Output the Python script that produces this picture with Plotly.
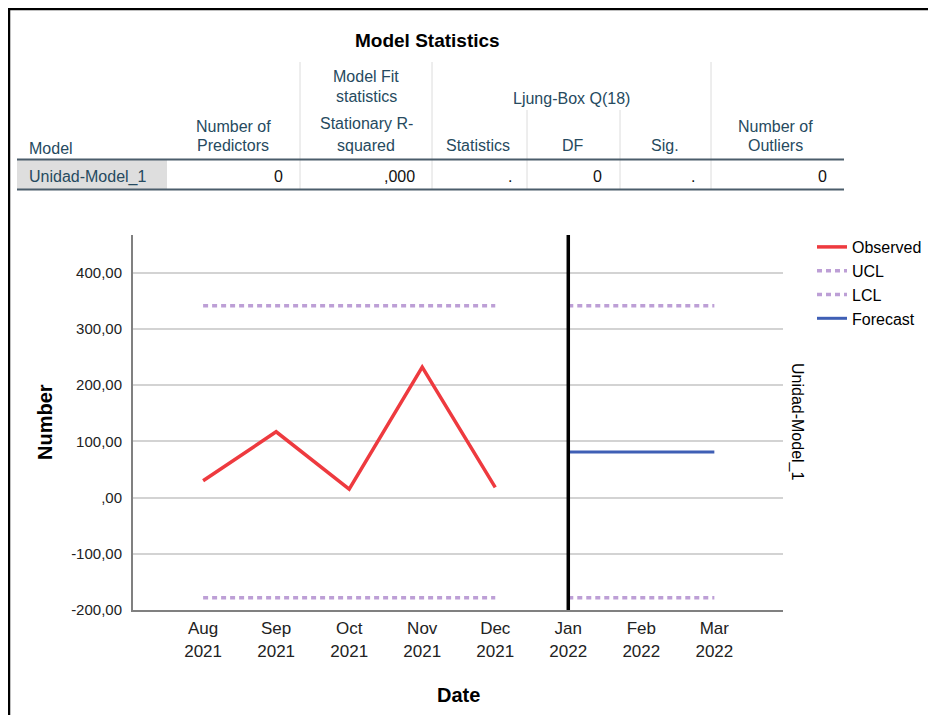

□ □ □ □ □ □ □

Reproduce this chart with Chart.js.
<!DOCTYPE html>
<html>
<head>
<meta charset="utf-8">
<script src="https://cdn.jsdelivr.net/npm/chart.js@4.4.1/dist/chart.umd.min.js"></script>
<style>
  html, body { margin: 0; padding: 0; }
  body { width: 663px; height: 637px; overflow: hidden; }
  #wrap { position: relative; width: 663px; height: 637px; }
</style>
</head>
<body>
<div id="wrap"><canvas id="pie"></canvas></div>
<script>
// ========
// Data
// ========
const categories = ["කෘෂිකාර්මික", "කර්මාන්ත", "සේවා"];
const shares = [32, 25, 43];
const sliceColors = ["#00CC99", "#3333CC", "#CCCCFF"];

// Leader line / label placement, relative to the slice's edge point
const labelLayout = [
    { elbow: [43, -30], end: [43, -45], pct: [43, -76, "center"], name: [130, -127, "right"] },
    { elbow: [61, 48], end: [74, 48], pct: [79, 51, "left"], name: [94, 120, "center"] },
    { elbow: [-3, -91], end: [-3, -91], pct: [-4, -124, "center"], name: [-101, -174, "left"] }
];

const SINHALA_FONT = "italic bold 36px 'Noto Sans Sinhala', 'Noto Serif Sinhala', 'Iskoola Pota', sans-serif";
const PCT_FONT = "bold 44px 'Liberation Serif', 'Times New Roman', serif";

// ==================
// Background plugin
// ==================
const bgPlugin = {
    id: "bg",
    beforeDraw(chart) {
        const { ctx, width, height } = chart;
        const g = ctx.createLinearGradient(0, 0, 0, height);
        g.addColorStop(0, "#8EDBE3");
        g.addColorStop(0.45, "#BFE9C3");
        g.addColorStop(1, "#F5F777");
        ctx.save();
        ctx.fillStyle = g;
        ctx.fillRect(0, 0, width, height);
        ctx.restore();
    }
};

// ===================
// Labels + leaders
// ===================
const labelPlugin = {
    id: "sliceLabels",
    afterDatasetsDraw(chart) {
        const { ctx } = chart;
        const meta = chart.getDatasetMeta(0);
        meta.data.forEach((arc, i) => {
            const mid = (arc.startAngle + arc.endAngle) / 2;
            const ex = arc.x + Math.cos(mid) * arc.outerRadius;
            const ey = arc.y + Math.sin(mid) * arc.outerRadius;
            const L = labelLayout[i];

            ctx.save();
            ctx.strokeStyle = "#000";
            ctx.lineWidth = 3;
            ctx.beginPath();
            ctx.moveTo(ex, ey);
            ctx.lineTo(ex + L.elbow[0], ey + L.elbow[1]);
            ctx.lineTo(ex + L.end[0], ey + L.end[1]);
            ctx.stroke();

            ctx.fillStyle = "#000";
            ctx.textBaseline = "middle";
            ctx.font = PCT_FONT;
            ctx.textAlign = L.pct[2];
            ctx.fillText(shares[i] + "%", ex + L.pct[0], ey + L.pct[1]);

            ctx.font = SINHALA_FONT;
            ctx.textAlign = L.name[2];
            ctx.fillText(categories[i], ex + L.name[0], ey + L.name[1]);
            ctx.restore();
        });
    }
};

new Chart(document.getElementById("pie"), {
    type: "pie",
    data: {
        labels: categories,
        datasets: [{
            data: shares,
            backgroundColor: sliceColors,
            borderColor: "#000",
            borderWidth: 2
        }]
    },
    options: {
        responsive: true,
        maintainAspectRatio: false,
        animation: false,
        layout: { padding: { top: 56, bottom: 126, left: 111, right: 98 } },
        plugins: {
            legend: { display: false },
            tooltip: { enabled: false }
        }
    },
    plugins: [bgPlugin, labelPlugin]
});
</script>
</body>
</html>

□ □ □ □ □ □ □

§ **Problem description**
In the data above, find the line that contains "Reproduce this chart with Chart.js." and the line that contains "Serif', 'Times New". Repeat exactly those lines and every line between them, and only those.

§ **Worked solution**
Reproduce this chart with Chart.js.
<!DOCTYPE html>
<html>
<head>
<meta charset="utf-8">
<script src="https://cdn.jsdelivr.net/npm/chart.js@4.4.1/dist/chart.umd.min.js"></script>
<style>
  html, body { margin: 0; padding: 0; }
  body { width: 663px; height: 637px; overflow: hidden; }
  #wrap { position: relative; width: 663px; height: 637px; }
</style>
</head>
<body>
<div id="wrap"><canvas id="pie"></canvas></div>
<script>
// ========
// Data
// ========
const categories = ["කෘෂිකාර්මික", "කර්මාන්ත", "සේවා"];
const shares = [32, 25, 43];
const sliceColors = ["#00CC99", "#3333CC", "#CCCCFF"];

// Leader line / label placement, relative to the slice's edge point
const labelLayout = [
    { elbow: [43, -30], end: [43, -45], pct: [43, -76, "center"], name: [130, -127, "right"] },
    { elbow: [61, 48], end: [74, 48], pct: [79, 51, "left"], name: [94, 120, "center"] },
    { elbow: [-3, -91], end: [-3, -91], pct: [-4, -124, "center"], name: [-101, -174, "left"] }
];

const SINHALA_FONT = "italic bold 36px 'Noto Sans Sinhala', 'Noto Serif Sinhala', 'Iskoola Pota', sans-serif";
const PCT_FONT = "bold 44px 'Liberation Serif', 'Times New Roman', serif";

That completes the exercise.